The ‘Six-point plan for growth: the enabling role of financial and related professional services’ is focused on ensuring the UK remains a trusted place to do business and invest. It also makes clear that the UK’s reputation and success as an international financial centre depends on high standards of regulation, a stable and predictable regulatory regime, and regulators that are operationally independent and efficient.
To deliver this, it suggests that any future changes should have a proven net-positive impact; provide clarity, coherence, and predictability; and ensure the UK’s continued competitiveness.
Priorities include:
- Taking a clear, coherent and predictable approach to financial regulation: ensuring it is proportionate, tailored to the UK market and agile. Any government intervention powers introduced should be clearly defined and used sparingly.
- Delivering regulatory reform: making it a priority to deliver the Financial Services and Markets Bill and the extensive list of reforms recommended by government-backed reviews, such as Hill and Kalifa.

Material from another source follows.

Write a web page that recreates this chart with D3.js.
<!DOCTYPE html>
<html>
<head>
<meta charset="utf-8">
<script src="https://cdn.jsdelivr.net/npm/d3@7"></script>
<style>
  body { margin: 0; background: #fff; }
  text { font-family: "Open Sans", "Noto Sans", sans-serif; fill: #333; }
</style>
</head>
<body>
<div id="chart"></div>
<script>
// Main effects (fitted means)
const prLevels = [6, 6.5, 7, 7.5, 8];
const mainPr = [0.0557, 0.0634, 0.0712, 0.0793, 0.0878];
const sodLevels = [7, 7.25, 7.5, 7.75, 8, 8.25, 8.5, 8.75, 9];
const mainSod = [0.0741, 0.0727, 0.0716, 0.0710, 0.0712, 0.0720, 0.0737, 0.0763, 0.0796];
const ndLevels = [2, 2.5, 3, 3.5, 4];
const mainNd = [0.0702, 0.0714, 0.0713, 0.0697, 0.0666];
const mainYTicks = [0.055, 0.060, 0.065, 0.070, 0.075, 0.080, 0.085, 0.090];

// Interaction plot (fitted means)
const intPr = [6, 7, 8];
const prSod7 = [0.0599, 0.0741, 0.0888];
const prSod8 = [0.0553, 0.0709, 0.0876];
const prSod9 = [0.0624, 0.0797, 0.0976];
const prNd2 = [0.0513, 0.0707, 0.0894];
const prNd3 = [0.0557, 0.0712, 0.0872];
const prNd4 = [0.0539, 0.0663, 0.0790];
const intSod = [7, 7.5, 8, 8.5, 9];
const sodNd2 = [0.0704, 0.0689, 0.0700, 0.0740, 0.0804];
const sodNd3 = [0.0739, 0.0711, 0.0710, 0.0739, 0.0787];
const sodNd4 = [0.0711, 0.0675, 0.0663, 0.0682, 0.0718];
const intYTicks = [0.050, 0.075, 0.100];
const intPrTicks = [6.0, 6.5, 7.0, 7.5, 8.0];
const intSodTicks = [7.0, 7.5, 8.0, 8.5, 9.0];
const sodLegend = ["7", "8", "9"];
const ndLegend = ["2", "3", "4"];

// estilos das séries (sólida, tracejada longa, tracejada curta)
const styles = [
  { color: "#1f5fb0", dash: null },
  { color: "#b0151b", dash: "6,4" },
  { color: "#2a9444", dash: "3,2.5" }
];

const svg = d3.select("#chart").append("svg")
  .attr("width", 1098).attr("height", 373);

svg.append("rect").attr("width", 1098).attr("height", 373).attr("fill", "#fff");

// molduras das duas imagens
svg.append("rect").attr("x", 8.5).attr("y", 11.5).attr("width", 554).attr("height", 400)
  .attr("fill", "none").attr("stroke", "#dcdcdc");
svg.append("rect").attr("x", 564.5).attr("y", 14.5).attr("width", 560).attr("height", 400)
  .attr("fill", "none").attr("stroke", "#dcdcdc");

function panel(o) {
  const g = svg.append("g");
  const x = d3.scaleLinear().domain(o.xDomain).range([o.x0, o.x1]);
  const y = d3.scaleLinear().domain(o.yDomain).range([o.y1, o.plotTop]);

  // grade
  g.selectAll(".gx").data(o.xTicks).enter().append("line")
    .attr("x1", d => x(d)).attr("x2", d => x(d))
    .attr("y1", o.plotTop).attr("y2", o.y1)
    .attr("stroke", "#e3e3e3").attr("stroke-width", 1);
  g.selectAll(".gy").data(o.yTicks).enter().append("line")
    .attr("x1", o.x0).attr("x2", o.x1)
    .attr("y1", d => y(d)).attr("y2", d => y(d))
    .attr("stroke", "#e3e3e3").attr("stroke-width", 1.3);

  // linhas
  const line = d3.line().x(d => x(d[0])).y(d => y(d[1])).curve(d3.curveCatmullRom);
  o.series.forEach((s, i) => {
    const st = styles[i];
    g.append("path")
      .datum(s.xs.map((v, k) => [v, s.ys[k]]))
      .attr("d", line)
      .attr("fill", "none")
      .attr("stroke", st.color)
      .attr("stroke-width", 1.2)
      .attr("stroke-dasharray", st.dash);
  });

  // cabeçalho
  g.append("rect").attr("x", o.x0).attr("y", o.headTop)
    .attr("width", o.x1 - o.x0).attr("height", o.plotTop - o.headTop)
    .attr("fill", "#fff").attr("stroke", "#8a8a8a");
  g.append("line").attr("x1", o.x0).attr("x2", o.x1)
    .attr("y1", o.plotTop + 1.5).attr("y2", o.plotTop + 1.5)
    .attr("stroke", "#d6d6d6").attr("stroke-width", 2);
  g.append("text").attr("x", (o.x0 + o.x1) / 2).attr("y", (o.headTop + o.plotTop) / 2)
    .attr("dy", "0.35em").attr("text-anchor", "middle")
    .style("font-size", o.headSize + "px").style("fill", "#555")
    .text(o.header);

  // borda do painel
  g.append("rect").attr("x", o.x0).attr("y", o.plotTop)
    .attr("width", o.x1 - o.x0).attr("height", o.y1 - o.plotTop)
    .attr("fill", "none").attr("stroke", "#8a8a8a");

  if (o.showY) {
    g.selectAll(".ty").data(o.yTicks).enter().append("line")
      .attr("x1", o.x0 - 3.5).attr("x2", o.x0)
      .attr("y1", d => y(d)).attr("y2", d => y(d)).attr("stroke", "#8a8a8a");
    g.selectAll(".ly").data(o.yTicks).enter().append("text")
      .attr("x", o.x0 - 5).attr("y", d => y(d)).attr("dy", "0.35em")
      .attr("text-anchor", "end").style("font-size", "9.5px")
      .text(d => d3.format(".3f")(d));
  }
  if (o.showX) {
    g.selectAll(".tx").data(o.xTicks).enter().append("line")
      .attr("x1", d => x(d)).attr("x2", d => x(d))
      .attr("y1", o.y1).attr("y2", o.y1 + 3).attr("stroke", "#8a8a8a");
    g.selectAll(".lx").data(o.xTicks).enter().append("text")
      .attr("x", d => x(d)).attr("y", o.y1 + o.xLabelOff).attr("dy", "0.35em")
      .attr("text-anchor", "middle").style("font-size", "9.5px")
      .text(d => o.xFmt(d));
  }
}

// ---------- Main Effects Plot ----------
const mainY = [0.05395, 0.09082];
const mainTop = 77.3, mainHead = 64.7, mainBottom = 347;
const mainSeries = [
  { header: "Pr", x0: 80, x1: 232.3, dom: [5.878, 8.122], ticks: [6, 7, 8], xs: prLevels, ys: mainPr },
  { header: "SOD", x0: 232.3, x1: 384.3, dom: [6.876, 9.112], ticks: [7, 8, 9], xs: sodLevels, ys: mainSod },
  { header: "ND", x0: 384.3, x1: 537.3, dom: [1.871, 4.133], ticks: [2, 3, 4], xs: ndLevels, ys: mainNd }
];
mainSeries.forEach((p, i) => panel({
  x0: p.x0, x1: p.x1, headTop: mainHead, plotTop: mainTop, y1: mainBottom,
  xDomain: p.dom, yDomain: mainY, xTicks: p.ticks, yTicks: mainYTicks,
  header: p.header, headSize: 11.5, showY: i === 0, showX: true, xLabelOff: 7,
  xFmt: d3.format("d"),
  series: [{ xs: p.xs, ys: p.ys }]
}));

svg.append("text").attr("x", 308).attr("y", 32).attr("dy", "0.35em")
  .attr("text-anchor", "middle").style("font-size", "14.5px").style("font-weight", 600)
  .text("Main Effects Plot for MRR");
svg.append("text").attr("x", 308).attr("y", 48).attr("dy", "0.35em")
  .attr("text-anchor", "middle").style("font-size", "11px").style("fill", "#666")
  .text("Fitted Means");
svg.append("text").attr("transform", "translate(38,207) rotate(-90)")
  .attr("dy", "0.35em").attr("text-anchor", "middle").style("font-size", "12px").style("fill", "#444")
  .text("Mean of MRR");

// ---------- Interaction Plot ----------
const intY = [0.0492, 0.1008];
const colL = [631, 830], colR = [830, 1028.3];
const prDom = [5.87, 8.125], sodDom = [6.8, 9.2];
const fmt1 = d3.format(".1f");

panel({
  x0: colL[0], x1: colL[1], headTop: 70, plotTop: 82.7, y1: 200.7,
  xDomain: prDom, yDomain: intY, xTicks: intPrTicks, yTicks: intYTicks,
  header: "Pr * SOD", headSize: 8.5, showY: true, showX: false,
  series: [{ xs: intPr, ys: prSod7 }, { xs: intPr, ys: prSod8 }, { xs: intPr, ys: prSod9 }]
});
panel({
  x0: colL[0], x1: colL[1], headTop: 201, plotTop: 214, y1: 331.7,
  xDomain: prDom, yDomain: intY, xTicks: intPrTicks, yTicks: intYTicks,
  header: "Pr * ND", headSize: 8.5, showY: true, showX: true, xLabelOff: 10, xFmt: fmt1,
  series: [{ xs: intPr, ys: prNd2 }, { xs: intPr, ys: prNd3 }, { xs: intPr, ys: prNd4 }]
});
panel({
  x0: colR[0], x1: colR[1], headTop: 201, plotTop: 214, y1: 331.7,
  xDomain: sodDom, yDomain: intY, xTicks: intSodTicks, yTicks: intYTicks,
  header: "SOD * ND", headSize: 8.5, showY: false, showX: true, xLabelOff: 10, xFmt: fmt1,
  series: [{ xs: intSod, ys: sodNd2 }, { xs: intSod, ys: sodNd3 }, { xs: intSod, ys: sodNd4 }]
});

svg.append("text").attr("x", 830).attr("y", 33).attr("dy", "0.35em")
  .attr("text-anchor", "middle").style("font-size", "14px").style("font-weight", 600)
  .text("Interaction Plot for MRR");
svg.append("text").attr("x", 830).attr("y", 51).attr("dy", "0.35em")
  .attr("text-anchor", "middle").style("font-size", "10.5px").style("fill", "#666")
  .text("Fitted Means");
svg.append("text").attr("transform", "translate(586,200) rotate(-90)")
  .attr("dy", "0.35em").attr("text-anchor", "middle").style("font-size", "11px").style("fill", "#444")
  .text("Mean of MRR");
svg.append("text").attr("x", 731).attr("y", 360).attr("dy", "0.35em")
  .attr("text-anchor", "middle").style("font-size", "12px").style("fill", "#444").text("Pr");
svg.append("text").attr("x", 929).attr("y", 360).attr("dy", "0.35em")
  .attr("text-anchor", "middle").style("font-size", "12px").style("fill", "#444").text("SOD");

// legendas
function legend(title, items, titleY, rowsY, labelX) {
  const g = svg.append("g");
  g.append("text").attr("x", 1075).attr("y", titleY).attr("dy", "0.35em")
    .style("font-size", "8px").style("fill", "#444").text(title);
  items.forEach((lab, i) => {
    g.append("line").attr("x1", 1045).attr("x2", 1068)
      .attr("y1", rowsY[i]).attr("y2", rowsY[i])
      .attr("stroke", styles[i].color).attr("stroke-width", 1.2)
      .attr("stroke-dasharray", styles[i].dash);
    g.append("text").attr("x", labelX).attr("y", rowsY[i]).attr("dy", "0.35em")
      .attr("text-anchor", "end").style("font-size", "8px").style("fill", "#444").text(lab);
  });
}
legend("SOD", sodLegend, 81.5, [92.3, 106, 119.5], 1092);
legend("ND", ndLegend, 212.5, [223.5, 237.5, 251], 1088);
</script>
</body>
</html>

- Ensuring financial regulators are focused on the UK’s competitiveness: delivering the international competitiveness and economic growth secondary objective for regulators through the Financial Services and Markets Bill and ensuring it is meaningfully and transparently applied.
- Focusing on growth, innovation and sustainability: harnessing the power of technology in finance (e.g. the use of distributed ledger technology) and mobilising private-sector finance for the global economic transition to net-zero carbon.

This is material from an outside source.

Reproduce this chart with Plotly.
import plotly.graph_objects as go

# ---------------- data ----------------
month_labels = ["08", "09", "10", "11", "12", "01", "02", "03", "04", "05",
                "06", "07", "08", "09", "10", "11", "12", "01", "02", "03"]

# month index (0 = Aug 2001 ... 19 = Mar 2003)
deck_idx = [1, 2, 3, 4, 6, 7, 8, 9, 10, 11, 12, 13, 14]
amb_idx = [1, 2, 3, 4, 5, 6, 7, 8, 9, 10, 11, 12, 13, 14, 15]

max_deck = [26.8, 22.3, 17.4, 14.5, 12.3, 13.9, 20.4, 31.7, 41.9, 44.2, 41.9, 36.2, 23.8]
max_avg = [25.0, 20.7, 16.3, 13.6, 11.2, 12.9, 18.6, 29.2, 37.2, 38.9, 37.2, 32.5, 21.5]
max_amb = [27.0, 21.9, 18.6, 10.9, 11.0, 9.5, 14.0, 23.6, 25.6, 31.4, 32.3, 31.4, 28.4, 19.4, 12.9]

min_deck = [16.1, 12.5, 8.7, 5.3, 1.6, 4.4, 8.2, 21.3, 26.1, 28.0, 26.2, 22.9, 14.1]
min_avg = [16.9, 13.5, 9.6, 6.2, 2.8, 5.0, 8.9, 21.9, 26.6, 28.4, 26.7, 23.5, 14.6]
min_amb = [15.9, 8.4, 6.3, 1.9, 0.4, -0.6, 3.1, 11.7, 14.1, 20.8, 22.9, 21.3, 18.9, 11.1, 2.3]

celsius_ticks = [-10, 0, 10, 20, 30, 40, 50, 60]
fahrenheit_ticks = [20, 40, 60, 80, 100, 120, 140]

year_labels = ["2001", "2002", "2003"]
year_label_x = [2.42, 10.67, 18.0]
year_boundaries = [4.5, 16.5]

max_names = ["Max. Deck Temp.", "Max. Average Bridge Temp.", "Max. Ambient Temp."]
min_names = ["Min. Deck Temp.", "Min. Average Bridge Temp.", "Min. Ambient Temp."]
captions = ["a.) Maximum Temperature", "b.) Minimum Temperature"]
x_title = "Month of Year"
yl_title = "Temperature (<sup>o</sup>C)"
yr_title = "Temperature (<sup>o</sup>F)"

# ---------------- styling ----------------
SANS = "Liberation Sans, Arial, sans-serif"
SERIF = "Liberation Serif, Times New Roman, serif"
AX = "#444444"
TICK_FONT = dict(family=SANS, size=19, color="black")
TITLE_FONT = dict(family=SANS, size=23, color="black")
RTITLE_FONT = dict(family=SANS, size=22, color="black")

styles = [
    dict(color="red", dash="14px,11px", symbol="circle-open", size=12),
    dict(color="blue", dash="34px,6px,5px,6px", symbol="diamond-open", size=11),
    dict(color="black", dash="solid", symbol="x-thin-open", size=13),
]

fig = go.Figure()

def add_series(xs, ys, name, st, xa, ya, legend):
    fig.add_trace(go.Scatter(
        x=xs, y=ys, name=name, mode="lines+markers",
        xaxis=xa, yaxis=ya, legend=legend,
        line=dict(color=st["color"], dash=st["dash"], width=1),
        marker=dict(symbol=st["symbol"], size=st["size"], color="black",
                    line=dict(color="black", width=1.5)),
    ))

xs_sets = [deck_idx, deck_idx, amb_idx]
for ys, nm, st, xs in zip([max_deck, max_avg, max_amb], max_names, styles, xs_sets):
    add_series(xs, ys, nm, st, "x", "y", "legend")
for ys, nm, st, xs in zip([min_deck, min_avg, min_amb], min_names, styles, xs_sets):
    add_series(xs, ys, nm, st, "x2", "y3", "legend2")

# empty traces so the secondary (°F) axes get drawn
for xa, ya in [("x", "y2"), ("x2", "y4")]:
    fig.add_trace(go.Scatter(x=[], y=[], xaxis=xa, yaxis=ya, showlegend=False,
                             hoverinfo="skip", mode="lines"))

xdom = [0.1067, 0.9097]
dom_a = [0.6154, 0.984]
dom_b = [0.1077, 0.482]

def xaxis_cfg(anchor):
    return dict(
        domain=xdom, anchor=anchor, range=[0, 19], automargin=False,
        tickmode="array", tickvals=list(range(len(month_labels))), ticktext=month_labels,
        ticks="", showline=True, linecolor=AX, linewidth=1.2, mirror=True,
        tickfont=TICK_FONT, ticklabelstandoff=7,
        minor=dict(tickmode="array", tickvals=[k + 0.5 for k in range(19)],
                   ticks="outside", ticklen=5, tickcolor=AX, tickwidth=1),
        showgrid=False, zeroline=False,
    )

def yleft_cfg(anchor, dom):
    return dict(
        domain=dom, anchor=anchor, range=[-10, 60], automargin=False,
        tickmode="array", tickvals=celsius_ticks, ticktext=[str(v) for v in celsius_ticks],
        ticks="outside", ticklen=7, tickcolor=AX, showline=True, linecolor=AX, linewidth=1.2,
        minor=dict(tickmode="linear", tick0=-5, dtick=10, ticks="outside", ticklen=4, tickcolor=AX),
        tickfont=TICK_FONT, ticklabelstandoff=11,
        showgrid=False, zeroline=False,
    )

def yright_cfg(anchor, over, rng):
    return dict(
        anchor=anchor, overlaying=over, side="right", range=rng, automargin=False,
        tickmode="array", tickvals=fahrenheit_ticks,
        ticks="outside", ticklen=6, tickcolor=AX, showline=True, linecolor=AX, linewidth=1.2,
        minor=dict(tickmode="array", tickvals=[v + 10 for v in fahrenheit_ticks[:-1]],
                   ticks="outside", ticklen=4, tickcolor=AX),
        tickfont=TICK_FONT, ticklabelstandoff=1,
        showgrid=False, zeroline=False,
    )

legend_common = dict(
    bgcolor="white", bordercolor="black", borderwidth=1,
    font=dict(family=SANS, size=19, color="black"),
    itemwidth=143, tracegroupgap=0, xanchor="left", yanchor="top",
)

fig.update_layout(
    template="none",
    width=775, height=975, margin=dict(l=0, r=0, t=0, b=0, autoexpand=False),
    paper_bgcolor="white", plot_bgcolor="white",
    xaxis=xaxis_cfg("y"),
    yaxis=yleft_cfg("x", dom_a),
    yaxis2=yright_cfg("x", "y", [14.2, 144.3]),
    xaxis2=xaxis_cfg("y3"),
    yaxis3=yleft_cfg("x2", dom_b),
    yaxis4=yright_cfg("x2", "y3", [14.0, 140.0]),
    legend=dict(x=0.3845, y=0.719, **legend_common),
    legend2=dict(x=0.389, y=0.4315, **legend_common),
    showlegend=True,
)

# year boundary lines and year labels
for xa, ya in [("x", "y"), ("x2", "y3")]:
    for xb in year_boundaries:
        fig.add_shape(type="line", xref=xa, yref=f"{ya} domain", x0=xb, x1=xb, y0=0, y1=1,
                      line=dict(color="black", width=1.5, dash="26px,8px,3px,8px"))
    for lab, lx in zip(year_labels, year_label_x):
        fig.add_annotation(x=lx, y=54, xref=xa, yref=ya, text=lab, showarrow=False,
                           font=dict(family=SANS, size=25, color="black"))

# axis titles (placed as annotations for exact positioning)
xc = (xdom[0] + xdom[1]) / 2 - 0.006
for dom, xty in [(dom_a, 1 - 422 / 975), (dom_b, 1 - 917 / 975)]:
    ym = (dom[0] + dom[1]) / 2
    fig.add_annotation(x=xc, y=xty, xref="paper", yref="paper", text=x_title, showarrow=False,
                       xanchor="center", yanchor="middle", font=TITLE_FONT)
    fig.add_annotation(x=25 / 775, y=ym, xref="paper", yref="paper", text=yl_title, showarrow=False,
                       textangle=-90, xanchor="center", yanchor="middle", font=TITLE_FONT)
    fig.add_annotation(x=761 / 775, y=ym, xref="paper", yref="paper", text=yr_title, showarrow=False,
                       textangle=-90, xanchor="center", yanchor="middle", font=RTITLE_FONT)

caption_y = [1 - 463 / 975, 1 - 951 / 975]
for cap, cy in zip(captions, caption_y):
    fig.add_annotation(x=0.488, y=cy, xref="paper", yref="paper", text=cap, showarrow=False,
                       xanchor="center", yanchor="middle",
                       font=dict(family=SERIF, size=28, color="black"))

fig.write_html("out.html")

- Creating a simplified and streamlined tax system that drives competitiveness: supporting firms to grow their businesses and making the UK an attractive destination for international investors and financial and related professional services firms to do business.
- Policy and regulation that encourages a Global Britain: supporting the industry in trading with the world and exporting financial products and services to new markets and attracting investment into the UK, for example by creating a UK-US digital economy agreement.
Miles Celic, Chief Executive Officer, TheCityUK said, “It is encouraging to hear the Prime Minister talk of placing economic stability, resilience and growth at the heart of this government’s agenda, which will only be possible if forthcoming regulation provides stability, predictability and a competitive return on investment.
“Reforms should be built around a careful, considered approach, ensuring that regulation is clear, proportionate, tailored to the UK’s needs, and supports the industry’s international competitiveness.
“We look forward to working with industry, government and regulators to maintain and grow the UK’s reputation as a leading international financial centre and drive economic growth across the country.”